• [RAW DATA]:
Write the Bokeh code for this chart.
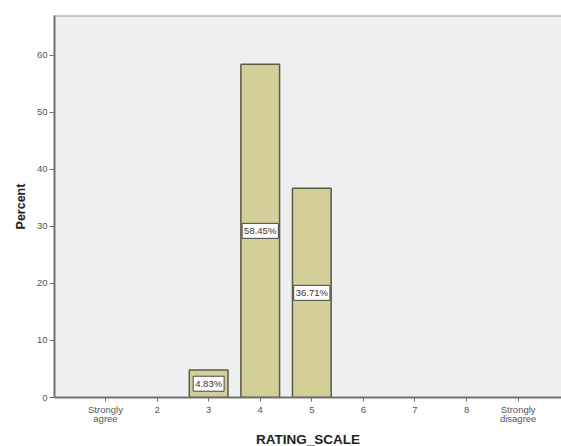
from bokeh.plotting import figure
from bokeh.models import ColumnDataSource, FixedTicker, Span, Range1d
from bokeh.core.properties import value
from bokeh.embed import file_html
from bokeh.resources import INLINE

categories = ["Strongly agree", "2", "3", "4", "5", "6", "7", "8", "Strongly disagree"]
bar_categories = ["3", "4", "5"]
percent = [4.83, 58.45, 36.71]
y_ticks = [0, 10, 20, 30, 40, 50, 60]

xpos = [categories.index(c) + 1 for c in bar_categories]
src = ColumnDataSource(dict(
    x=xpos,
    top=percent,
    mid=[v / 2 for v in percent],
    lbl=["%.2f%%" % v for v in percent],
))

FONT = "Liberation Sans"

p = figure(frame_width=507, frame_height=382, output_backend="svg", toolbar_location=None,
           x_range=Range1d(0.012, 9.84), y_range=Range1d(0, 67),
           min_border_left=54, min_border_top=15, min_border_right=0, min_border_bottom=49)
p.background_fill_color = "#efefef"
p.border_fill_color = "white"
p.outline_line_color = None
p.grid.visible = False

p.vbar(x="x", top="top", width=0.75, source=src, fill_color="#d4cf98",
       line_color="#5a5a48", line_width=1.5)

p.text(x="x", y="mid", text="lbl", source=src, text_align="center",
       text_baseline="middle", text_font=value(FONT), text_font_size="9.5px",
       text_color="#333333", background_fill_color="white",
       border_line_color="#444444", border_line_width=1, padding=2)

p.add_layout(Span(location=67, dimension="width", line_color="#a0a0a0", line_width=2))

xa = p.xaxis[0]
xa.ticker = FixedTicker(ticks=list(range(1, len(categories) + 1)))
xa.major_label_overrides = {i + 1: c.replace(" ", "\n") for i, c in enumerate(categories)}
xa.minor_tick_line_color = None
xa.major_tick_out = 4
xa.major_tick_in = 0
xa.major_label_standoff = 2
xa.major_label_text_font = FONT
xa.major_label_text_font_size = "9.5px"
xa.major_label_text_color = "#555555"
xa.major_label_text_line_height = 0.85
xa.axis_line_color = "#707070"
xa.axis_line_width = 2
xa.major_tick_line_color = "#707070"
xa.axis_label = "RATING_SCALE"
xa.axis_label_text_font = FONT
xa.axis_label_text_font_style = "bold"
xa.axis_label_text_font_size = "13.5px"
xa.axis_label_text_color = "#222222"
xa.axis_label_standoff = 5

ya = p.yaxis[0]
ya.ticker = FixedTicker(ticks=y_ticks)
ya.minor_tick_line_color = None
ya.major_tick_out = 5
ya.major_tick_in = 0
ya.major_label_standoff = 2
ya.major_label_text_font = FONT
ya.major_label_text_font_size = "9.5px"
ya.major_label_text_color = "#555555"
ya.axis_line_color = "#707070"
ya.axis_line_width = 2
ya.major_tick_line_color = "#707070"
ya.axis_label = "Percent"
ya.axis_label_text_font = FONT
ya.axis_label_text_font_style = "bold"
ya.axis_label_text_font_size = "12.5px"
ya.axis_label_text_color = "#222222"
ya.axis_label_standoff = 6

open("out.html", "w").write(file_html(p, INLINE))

• [EXERCISE BRIEF]:
From the first line above down to the line with "p.grid.visible = False", reproduce every line and no others, omitting pictures.

• [TASK RESULT]:
Write the Bokeh code for this chart.
from bokeh.plotting import figure
from bokeh.models import ColumnDataSource, FixedTicker, Span, Range1d
from bokeh.core.properties import value
from bokeh.embed import file_html
from bokeh.resources import INLINE

categories = ["Strongly agree", "2", "3", "4", "5", "6", "7", "8", "Strongly disagree"]
bar_categories = ["3", "4", "5"]
percent = [4.83, 58.45, 36.71]
y_ticks = [0, 10, 20, 30, 40, 50, 60]

xpos = [categories.index(c) + 1 for c in bar_categories]
src = ColumnDataSource(dict(
    x=xpos,
    top=percent,
    mid=[v / 2 for v in percent],
    lbl=["%.2f%%" % v for v in percent],
))

FONT = "Liberation Sans"

p = figure(frame_width=507, frame_height=382, output_backend="svg", toolbar_location=None,
           x_range=Range1d(0.012, 9.84), y_range=Range1d(0, 67),
           min_border_left=54, min_border_top=15, min_border_right=0, min_border_bottom=49)
p.background_fill_color = "#efefef"
p.border_fill_color = "white"
p.outline_line_color = None
p.grid.visible = False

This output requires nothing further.